GIVEN REQUEST -> Answer with nothing except the number of lines that contain the word "matplotlib".

+++++

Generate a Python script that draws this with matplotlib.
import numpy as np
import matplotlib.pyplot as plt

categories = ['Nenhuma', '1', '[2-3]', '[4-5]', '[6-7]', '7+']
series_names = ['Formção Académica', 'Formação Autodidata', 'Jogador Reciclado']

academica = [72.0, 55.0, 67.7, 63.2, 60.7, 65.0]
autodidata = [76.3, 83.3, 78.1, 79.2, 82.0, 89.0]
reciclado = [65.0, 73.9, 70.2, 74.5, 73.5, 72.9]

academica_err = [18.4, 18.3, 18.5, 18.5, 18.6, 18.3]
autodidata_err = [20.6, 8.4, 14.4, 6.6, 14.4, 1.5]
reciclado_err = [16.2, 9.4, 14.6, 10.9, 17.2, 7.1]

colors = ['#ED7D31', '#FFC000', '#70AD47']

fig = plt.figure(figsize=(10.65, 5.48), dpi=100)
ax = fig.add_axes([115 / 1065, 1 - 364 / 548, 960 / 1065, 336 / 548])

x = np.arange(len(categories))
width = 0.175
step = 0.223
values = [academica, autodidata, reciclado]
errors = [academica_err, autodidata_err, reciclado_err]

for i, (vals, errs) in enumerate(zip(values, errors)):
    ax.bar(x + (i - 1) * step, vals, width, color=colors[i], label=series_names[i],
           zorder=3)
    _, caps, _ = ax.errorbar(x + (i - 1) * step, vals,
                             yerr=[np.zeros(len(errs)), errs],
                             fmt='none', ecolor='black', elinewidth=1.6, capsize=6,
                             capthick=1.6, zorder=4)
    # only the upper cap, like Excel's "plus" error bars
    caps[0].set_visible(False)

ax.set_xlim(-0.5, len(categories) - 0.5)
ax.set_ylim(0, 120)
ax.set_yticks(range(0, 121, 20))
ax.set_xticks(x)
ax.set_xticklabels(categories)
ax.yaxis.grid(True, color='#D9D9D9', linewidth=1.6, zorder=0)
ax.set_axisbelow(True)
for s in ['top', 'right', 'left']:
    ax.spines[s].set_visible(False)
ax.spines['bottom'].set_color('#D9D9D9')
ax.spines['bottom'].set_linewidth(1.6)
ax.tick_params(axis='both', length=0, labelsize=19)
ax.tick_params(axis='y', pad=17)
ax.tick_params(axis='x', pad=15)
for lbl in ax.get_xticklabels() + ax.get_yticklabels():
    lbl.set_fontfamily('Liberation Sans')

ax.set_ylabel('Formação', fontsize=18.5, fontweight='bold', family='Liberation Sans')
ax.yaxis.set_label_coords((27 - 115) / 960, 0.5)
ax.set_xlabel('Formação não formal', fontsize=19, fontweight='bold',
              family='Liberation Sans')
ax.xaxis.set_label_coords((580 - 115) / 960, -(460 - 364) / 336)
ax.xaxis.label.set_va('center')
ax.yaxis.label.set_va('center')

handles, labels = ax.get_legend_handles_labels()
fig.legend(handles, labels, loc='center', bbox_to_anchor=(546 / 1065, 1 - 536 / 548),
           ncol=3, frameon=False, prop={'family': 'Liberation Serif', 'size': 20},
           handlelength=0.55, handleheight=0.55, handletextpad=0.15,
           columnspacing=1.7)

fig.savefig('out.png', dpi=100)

+++++

EXERCISE SOLUTION -> 2